If a cow can only be counted as infected if it was retested, then the ratio HerdConv/HerdRetest is a proportion rather than a rate with each cow being a Bernoulli trial and the number of cows of those retested is distributed binomial. This assumes that the set of cows retested are independent and have the same infection probability. As such, you would model this using logistic regression with one observation in your data set representing each set of cows retested. Any predictors would apply to the set of cows in each observation. Code would look like:

proc logistic; 
model herdconv/herdretest = x1 x2 ; 
run;

HHutch · Posted 10-31-2017 12:26 PM

Does this assume that each set of cows has the same infection probability or each cow within a set has the same probability. I believe I could say the probability is the same within but is not the same between.

Rick_SAS · Posted 10-31-2017 12:55 PM

if you think there is a "herd effect," then perhaps a mixed model where 'herd number' is a random effect.

HHutch · Posted 10-31-2017 01:03 PM

I have considered a mixed model incorporating a random herd effect. Since
all variables of interest are herd-level, would I need to make a
population-averaged/marginal model (PA) to accurately reflect the effects
of management factors that vary between herds? I am currently attempting to
do this with GENMOD until I figure out whether a count model is valid or
not. If I am making a PA model, would my repeated statement be "repeated
subject=herd" or "repeated subject=cow(herd)". There is only one
observation per cow and herd level is the interest. However, there are a
few instances where a "Cow ID" is the same number for two different cows on
two different herds. Again, thank you for all of your help!

StatDave · Posted 10-31-2017 01:44 PM

You asked:

Does this assume that each set of cows has the same infection probability or each cow within a set has the same probability.

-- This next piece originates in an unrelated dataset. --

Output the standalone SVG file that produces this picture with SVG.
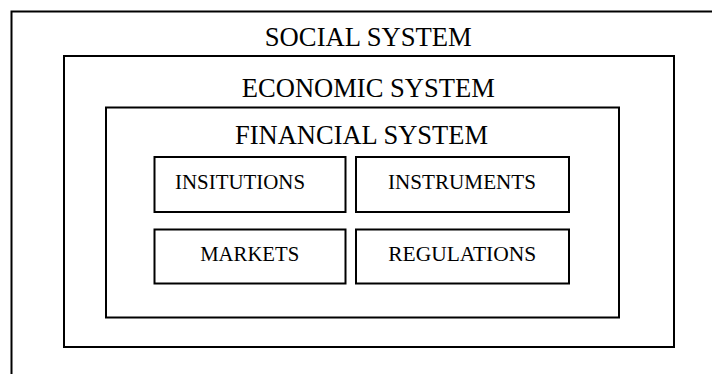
<svg xmlns="http://www.w3.org/2000/svg" width="712" height="374" viewBox="0 0 712 374">
<style>
.box{fill:none;stroke:#000;stroke-width:2}
.big{font-family:"Liberation Serif","Times New Roman",serif;font-size:28px;fill:#000;text-anchor:middle}
.sm{font-family:"Liberation Serif","Times New Roman",serif;font-size:20.5px;fill:#000;text-anchor:middle}
</style>
<rect width="712" height="374" fill="#fff"/>
<g id="social">
<rect class="box" x="11.5" y="11.5" width="740" height="400"/>
<text class="big" x="368.3" y="45.5" textLength="207" lengthAdjust="spacingAndGlyphs">SOCIAL SYSTEM</text>
</g>
<g id="economic">
<rect class="box" x="64" y="56" width="610" height="291"/>
<text class="big" x="368.3" y="96.5" textLength="253" lengthAdjust="spacingAndGlyphs">ECONOMIC SYSTEM</text>
</g>
<g id="financial">
<rect class="box" x="106" y="107.5" width="513" height="210"/>
<text class="big" x="361.5" y="143.5" textLength="253" lengthAdjust="spacingAndGlyphs">FINANCIAL SYSTEM</text>
</g>
<g id="institutions">
<rect class="box" x="154.5" y="157" width="191" height="55"/>
<text class="sm" x="240" y="188.5" textLength="130" lengthAdjust="spacingAndGlyphs">INSITUTIONS</text>
</g>
<g id="instruments">
<rect class="box" x="356" y="157" width="213" height="55"/>
<text class="sm" x="462" y="188.5" textLength="148" lengthAdjust="spacingAndGlyphs">INSTRUMENTS</text>
</g>
<g id="markets">
<rect class="box" x="154.5" y="229.5" width="191" height="54"/>
<text class="sm" x="249.7" y="260.7" textLength="99" lengthAdjust="spacingAndGlyphs">MARKETS</text>
</g>
<g id="regulations">
<rect class="box" x="356" y="229.5" width="213" height="54"/>
<text class="sm" x="462.2" y="260.7" textLength="148" lengthAdjust="spacingAndGlyphs">REGULATIONS</text>
</g>
<g id="connectors"></g>
</svg>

The latter is assumed. Each set (observation) is considered a population by default and each population can have a different probability depending on the setting of the predictors. So, if you just have sets of cows and want to model differences in the probabilities among the sets, then you should be able to just fit a simple logistic model in PROC LOGISTIC. You do not need a mixed model or GEE (MA) model unless there are correlations among the sets to be accounted for.